To address this issue, the investigators estimated the rate of cesarean section by maternal request in Australia using 2 anonymous 1-page postal surveys, one for all 1239 specialist obstetricians and the other for all 317 registered obstetric trainees (residents) in Australia. The specialists were asked whether they perform cesarean delivery by maternal request and if so, how many maternal request cesareans they performed in the previous year. Trainees were asked if they would perform such deliveries in their future practice. A reminder letter with the questionnaire enclosed was sent 6 weeks after first mailing. Measures were taken to avoid having any practitioners answer the survey more than once.

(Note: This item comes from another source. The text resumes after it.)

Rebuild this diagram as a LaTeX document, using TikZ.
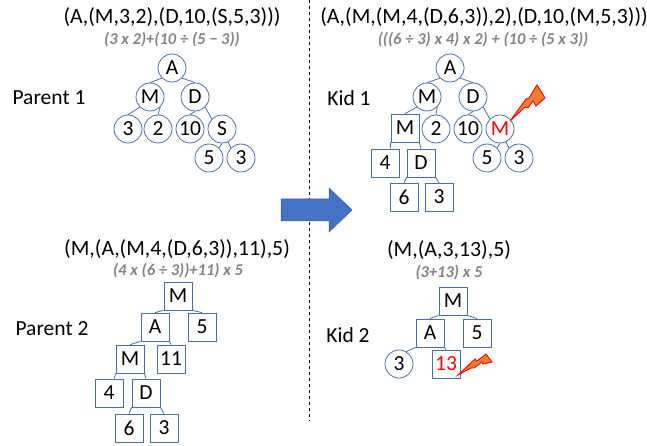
\documentclass[tikz,border=0pt]{standalone}
\usepackage{fontspec}
\setmainfont{Carlito}
\definecolor{nodeblue}{HTML}{4A6FA8}
\definecolor{arrowblue}{HTML}{4472C4}
\definecolor{boltorange}{HTML}{ED7D31}
\definecolor{exprgray}{HTML}{858585}
\tikzset{
    circ/.style={circle, draw=nodeblue, fill=white, line width=0.8pt, minimum size=28pt, inner sep=0pt, font=\fontsize{21.5}{21.5}\selectfont},
    sq/.style={rectangle, draw=nodeblue, fill=white, line width=0.8pt, minimum size=28pt, inner sep=0pt, font=\fontsize{21.5}{21.5}\selectfont},
    ttl/.style={font=\fontsize{21.8}{21.8}\selectfont},
    expr/.style={exprgray, font=\fontsize{16.5}{16.5}\selectfont\itshape\bfseries},
    who/.style={font=\fontsize{21.5}{21.5}\selectfont},
    link/.style={nodeblue, line width=0.8pt},
    bolt/.style={draw=red, fill=boltorange, line width=0.9pt, line join=miter}
}
\begin{document}
\begin{tikzpicture}[x=1pt,y=-1pt]
    \useasboundingbox (0,0) rectangle (647,446);

    % Divider
    \draw[dashed, line width=0.7pt] (309,0) -- (309,421);

    %%% PARENT 1

    \node[ttl] (ttlA) at (172,17) {(A,(M,3,2),(D,10,(S,5,3)))};
    \node[expr] (expA) at (172,40) {(3 x 2)+(10 ÷ (5 − 3))};
    \node[who] (whoA) at (49,98) {Parent 1};

    \foreach \n/\x/\y/\t in {aA/172/68/A, aM/150/97/M, aD/195/97/D, aT/128/129/3, aW/158/129/2,
        aX/190/129/10, aS/222/129/S, aF/209/158/5, aH/241/158/3} {
        \node[circ] (\n) at (\x,\y) {\t};
    };
    \foreach \a/\b in {aA.south west/aM.north, aA.south east/aD.north, aM.south west/aT.north,
        aM.south east/aW.north, aD.south/aX.north, aD.south east/aS.north west,
        aS.south/aF.north east, aS.-65/aH.north west} {
        \draw[link] (\a) -- (\b);
    };

    %%% KID 1

    \node[ttl] (ttlB) at (484,17) {(A,(M,(M,4,(D,6,3)),2),(D,10,(M,5,3)))};
    \node[expr] (expB) at (483,40) {(((6 ÷ 3) x 4) x 2) + (10 ÷ (5 x 3))};
    \node[who] (whoB) at (349,98) {Kid 1};

    \foreach \n/\x/\y/\t in {bA/450/68/A, bM/427/97/M, bD/473/97/D, bW/436/129/2,
        bX/468/129/10, bF/487/158/5, bH/519/158/3} {
        \node[circ] (\n) at (\x,\y) {\t};
    };
    \node[circ, text=red] (bR) at (500,129) {M};
    \foreach \n/\x/\y/\t in {bK/405/128/M, bV/385/163/4, bL/421/163/D, bS/404/197/6, bE/439/197/3} {
        \node[sq] (\n) at (\x,\y) {\t};
    };
    \foreach \a/\b in {bA.south west/bM.north, bA.south east/bD.north, bM.south west/bK.north,
        bM.south east/bW.north, bD.south/bX.north, bD.south east/bR.north west,
        bR.south/bF.north east, bR.-65/bH.north west, bK.south west/bV.70,
        bK.south east/bL.north, bL.south west/bS.north, bL.south east/bE.north} {
        \draw[link] (\a) -- (\b);
    };

    % Bolt on the red M
    \draw[bolt] (510,121) -- (526,99) -- (529,98) -- (537,85) -- (545,98) -- (536,106)
        -- (533,101) -- (528,108) -- (525,107) -- cycle;

    %%% PARENT 2

    \node[ttl] (ttlC) at (177,249) {(M,(A,(M,4,(D,6,3)),11),5)};
    \node[expr] (expC) at (178,271) {(4 x (6 ÷ 3))+11) x 5};
    \node[who] (whoC) at (52,329) {Parent 2};

    \foreach \n/\x/\y/\t in {cM/178/296/M, cA/155/327/A, cF/202/327/5, cK/130/359/M, cE/171/359/11,
        cV/109/393/4, cD/146/393/D, cS/129/428/6, cH/164/428/3} {
        \node[sq] (\n) at (\x,\y) {\t};
    };
    \foreach \a/\b in {cM.south west/cA.north, cM.south east/cF.north, cA.south west/cK.north,
        cA.south east/cE.north, cK.south west/cV.70, cK.south east/cD.north,
        cD.south west/cS.north, cD.south east/cH.north} {
        \draw[link] (\a) -- (\b);
    };

    %%% KID 2

    \node[ttl] (ttlD) at (449,250) {(M,(A,3,13),5)};
    \node[expr] (expD) at (449,273) {(3+13) x 5};
    \node[who] (whoD) at (348,335) {Kid 2};

    \foreach \n/\x/\y/\t in {dM/453/301/M, dA/430/333/A, dF/477/333/5} {
        \node[sq] (\n) at (\x,\y) {\t};
    };
    \node[circ] (dT) at (399,364) {3};
    \node[sq, text=red] (dR) at (446,364) {13};
    \foreach \a/\b in {dM.south west/dA.north, dM.south east/dF.north,
        dA.south west/dT.60, dA.south east/dR.north} {
        \draw[link] (\a) -- (\b);
    };

    % Bolt on the red 13
    \draw[bolt] (458,375) -- (475,359) -- (477,361) -- (486,354) -- (492,362) -- (483,364)
        -- (482,362) -- (474,368) -- (471,368) -- cycle;

    % Big arrow
    \draw[fill=arrowblue, draw=arrowblue!80!black, line width=0.5pt] (281,199) -- (329,199) -- (329,188) -- (352,210)
        -- (329,232) -- (329,221) -- (281,221) -- cycle;
\end{tikzpicture}
\end{document}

The response rate for specialists was 99% and for trainees was 81%. From the specialist responses, it was estimated that between 8553 and 12,434 maternal request cesarean sections were performed in 2006. Using the lowest estimate (8553) in calculations, maternal request accounted for 17.3% of all elective cesarean sections and 3.2% of all births in that year. The likelihood of agreeing to perform maternal request cesarean deliveries was higher among specialists who were 10 or less years from qualification. Two-third of trainees expressed the intention of doing such cesareans in their future practice.
These findings support the hypothesis that maternal request cesareans make a significant contribution to the overall rate of cesarean deliveries in Australia.